━━━ Supplied information ━━━
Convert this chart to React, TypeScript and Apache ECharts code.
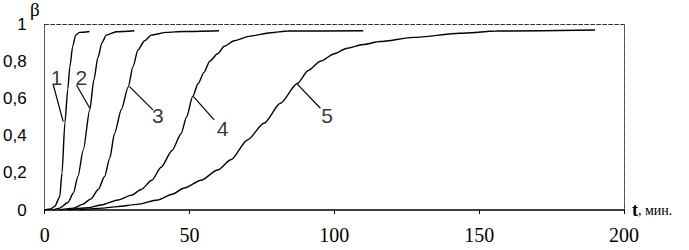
import React, { useEffect, useRef } from "react";
import * as echarts from "echarts";

const xTicks = [0, 50, 100, 150, 200];
const yTicks = [0, 0.2, 0.4, 0.6, 0.8, 1];

const curve1: number[][] = [[0, 0], [2, 0.005], [3.5, 0.02], [5.2, 0.07], [6, 0.2], [7, 0.47], [8, 0.65], [8.7, 0.77], [9.7, 0.88], [10.7, 0.94], [12, 0.955], [15.5, 0.96]];
const curve2: number[][] = [[3, 0], [5.2, 0.01], [8, 0.04], [9.9, 0.09], [11.5, 0.18], [13.3, 0.32], [15.6, 0.54], [17, 0.7], [18.4, 0.82], [19.8, 0.9], [21.3, 0.94], [24.7, 0.958], [31, 0.964]];
const curve3: number[][] = [[5, 0], [10, 0.01], [13, 0.03], [16, 0.06], [18.5, 0.11], [20.7, 0.18], [22.5, 0.28], [24.1, 0.41], [26.5, 0.54], [28.8, 0.66], [30.5, 0.77], [32.2, 0.86], [34.5, 0.91], [36.8, 0.94], [42, 0.955], [48, 0.96], [60.2, 0.964]];
const curve4: number[][] = [[8, 0], [15, 0.012], [19.6, 0.027], [25.3, 0.054], [30, 0.08], [33.3, 0.11], [37, 0.16], [40.2, 0.23], [44, 0.32], [47.1, 0.41], [49, 0.5], [51.1, 0.61], [53, 0.68], [55, 0.74], [57, 0.8], [59.7, 0.84], [62, 0.88], [65.4, 0.91], [71, 0.935], [78, 0.953], [84, 0.962], [110, 0.964]];
const curve5: number[][] = [[12, 0], [20, 0.01], [25, 0.018], [32, 0.03], [39, 0.054], [44, 0.085], [48.2, 0.118], [54, 0.16], [59.7, 0.215], [64.3, 0.27], [70, 0.376], [75.7, 0.466], [81.4, 0.574], [87.2, 0.68], [91, 0.75], [95.2, 0.8], [100, 0.84], [104.4, 0.87], [110, 0.89], [115.8, 0.906], [127.3, 0.928], [143.3, 0.95], [156, 0.962], [190, 0.968]];
const curves = [curve1, curve2, curve3, curve4, curve5];

const curveNames = ["1", "2", "3", "4", "5"];
const labelPos: number[][] = [[4.1, 0.71], [12.7, 0.715], [39.1, 0.51], [61.4, 0.44], [97.5, 0.51]];
const leaderLines: number[][][] = [
  [[3.0, 0.672], [6.4, 0.475]],
  [[11.0, 0.672], [15.6, 0.547]],
  [[29.3, 0.663], [37.4, 0.538]],
  [[51.4, 0.609], [58.5, 0.484]],
  [[87.2, 0.677], [95.2, 0.547]],
];

export default function App() {
  const ref = useRef<HTMLDivElement>(null);
  useEffect(() => {
    if (!ref.current) return;
    document.body.style.margin = "0";
    const chart = echarts.init(ref.current, null, { renderer: "svg" });
    const series: any[] = [];
    curves.forEach((c, i) => {
      series.push({
        type: "line",
        name: "curve" + curveNames[i],
        data: c,
        showSymbol: false,
        smooth: 0.25,
        smoothMonotone: "x",
        lineStyle: { color: "#000", width: 1.4 },
      });
    });
    leaderLines.forEach((l, i) => {
      series.push({
        type: "line",
        name: "leader" + curveNames[i],
        data: l,
        showSymbol: false,
        lineStyle: { color: "#000", width: 1.2 },
      });
    });
    series.push({
      type: "scatter",
      name: "labels",
      symbolSize: 0,
      data: labelPos.map((p, i) => ({ value: p, name: curveNames[i] })),
      label: {
        show: true,
        position: "inside",
        formatter: (p: any) => p.name,
        color: "#000",
        textBorderWidth: 0,
        fontSize: 21,
        fontFamily: "Liberation Sans, Arial, sans-serif",
      },
    });
    chart.setOption({
      animation: false,
      backgroundColor: "#fff",
      grid: { left: 43, right: 65, top: 24, bottom: 40 },
      xAxis: [
        {
          type: "value",
          min: 0,
          max: 200,
          interval: 50,
          position: "bottom",
          axisLine: { show: true, onZero: false, lineStyle: { color: "#000", width: 1.5 } },
          axisTick: { show: true, length: 4, lineStyle: { color: "#000" } },
          splitLine: { show: false },
          axisLabel: {
            color: "#000",
            fontSize: 20,
            margin: 15,
            fontFamily: "Liberation Serif, Times New Roman, serif",
            formatter: (v: number) => (xTicks.includes(v) ? String(v) : ""),
          },
        },
        {
          type: "value",
          min: 0,
          max: 200,
          position: "top",
          axisLine: { show: true, onZero: false, lineStyle: { color: "#333", width: 1, type: "dashed" } },
          axisTick: { show: false },
          axisLabel: { show: false },
          splitLine: { show: false },
        },
      ],
      yAxis: [
        {
          type: "value",
          min: 0,
          max: 1,
          interval: 0.2,
          axisLine: { show: true, onZero: false, lineStyle: { color: "#333", width: 1, type: "dotted" } },
          axisTick: { show: false },
          splitLine: { show: false },
          axisLabel: {
            color: "#000",
            fontSize: 17,
            margin: 18,
            fontFamily: "Liberation Sans, Arial, sans-serif",
            formatter: (v: number) => {
              const t = yTicks.find((y) => Math.abs(y - v) < 1e-6);
              if (t === undefined) return "";
              if (t === 0) return "0";
              if (t === 1) return "1";
              return t.toFixed(1).replace(".", ",");
            },
          },
        },
        {
          type: "value",
          min: 0,
          max: 1,
          position: "right",
          axisLine: { show: true, onZero: false, lineStyle: { color: "#333", width: 1, type: "dotted" } },
          axisTick: { show: false },
          axisLabel: { show: false },
          splitLine: { show: false },
        },
      ],
      graphic: [
        {
          type: "text",
          left: 30,
          top: 0,
          style: {
            text: "β",
            fontSize: 19,
            fontFamily: "Liberation Serif, Times New Roman, serif",
            fill: "#000",
          },
        },
        {
          type: "text",
          left: 632,
          top: 201,
          style: {
            text: "{a|t}{b|, мин.}",
            rich: {
              a: { fontSize: 18, fontWeight: "bold", fontFamily: "Liberation Serif, serif", fill: "#000" },
              b: { fontSize: 14, fontFamily: "Liberation Serif, serif", fill: "#000" },
            },
          },
        },
      ],
      series,
    });
    return () => chart.dispose();
  }, []);
  return <div ref={ref} style={{ width: 689, height: 250 }} />;
}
━━━
Given exercise: Up to and including the line with "const yTicks = [0, 0.2, 0.4, 0.6, 0.8, 1];", copy the data above from its first line. Skip pictures.

Output of the exercise:
Convert this chart to React, TypeScript and Apache ECharts code.
import React, { useEffect, useRef } from "react";
import * as echarts from "echarts";

const xTicks = [0, 50, 100, 150, 200];
const yTicks = [0, 0.2, 0.4, 0.6, 0.8, 1];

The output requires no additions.